Paying priority debts in Chapter 13 bankruptcy

| May 30, 2018 | chapter 13 |

One of your duties as part of filing for Chapter 13 bankruptcy is to prepare a repayment plan to cover claims by your creditors. Not all debts will be treated the same, though. As the U.S. Courts website explains, some debts fall under the secured debt category, which are backed by collateral. There are also unsecured debts that may end up being partially paid. The most pressing debts for a New Jersey bankruptcy filer, however, are priority debts.

Bankruptcy law will declare particular debts to be priority debts, meaning these are claims that must be completely paid. Any repayment plan will have to prioritize these payments to have a chance of being approved. However, there may be room for flexibility in how these payments are made. A bankruptcy filer can still negotiate with priority creditors for different payment terms.

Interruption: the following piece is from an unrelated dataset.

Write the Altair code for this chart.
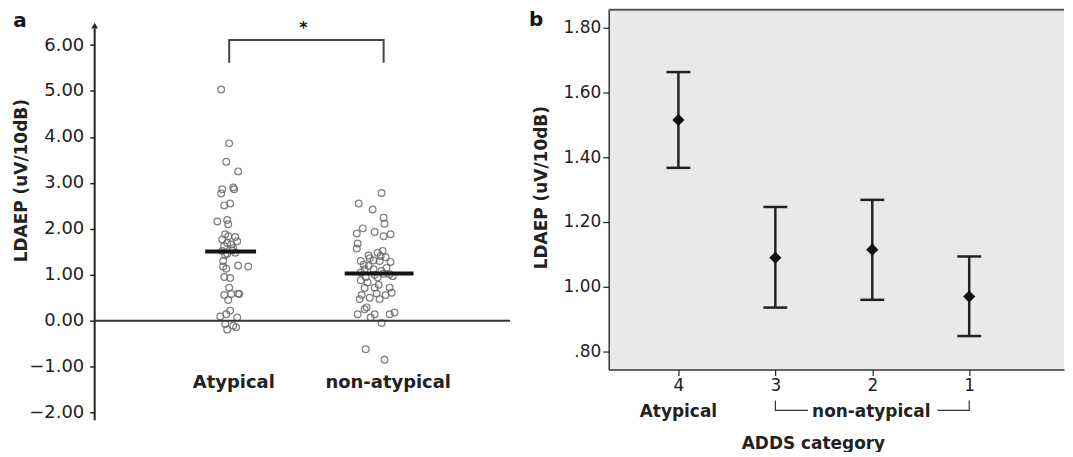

According to Findlaw, there are a number of payments that qualify as priority debts. Alimony payments and child support must be paid off. You also cannot use bankruptcy to discharge your tax obligations, so back taxes are sure to be included. Additionally, if you own a business, monetary obligations to employees are also considered priority debts. These include salaries, commissions and wages you owe to employees, as well as anything you might owe to an employee benefit plan.

Preparing a plan that prioritizes mandatory debts is just one step to making sure you qualify for Chapter 13 bankruptcy. You must also follow through with these payments, or your bankruptcy will be revoked by the court. However, in the event sudden life changing events make paying priority debts at the agreed intervals difficult, you can ask the court to modify your initial payment plan.